Art. 21. The surety may oppose to the creditor, all the exceptions belonging to the principal debtor and which are inherent to the debt; but he cannot oppose exceptions which are personal to the debtor.

Art. 22. The surety is discharged when by the act of the creditor, the subrogation to his rights, mortgages and privileges can no longer be operated in favor of the surety.

Art. 23. The voluntary acceptance on the part of the creditor, of an immoveable or any other property in payment of the principal debt, is a full discharge of the surety, even in case the creditor should be afterwards evicted from the property so accepted.

Art. 24. The simple prorogation of the term granted by the creditor to the principal debtor, does not exonerate the surety who may, in this case, sue the said debtor, to compel him to make payment.

 

CHAPTER IV – OF THE LEGAL AND JUDICIAL SURETIES

Art. [2]35. Whenever a person is bound by law or by a judgement to give a surety, he is obliged to offer a person possessed of the right of contracting for himself and of sufficient property to secure the sums for which he is bound and who resides in this territory.

Art. 26. The solvability of a legal or judicial surety is calculated only by a reference to his immoveable property, except in commercial transactions, or when the debt is of an inconsiderable amount.
Immoveable property in litigation or which from being situated at a great distance, cannot easily be discussed, shall not be considered as qualifying a person to become a legal surety.

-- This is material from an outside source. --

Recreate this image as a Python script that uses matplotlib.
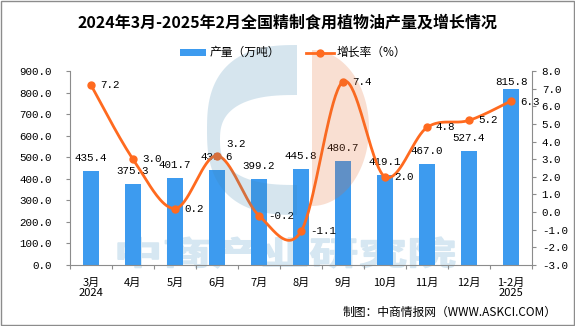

Art. 27. When the surety who has been accepted, becomes insolvent afterwards, the person who offered said surety must give another.
An exception lies against this rule when the surety has merely been given in consequence of an agreement by which the debtor bound himself to give a particular person for security.

Art. 28. The person who can give no security, is admitted to give a pledge or other satisfaction sufficient to secure the debt.

Art. 29. A judicial surety cannot demand the discussion of the property of the principal debtor.

Art. 30. The person who has become the surety of the judicial surety, cannot demand the discussion of the property of the principal debtor and of the surety.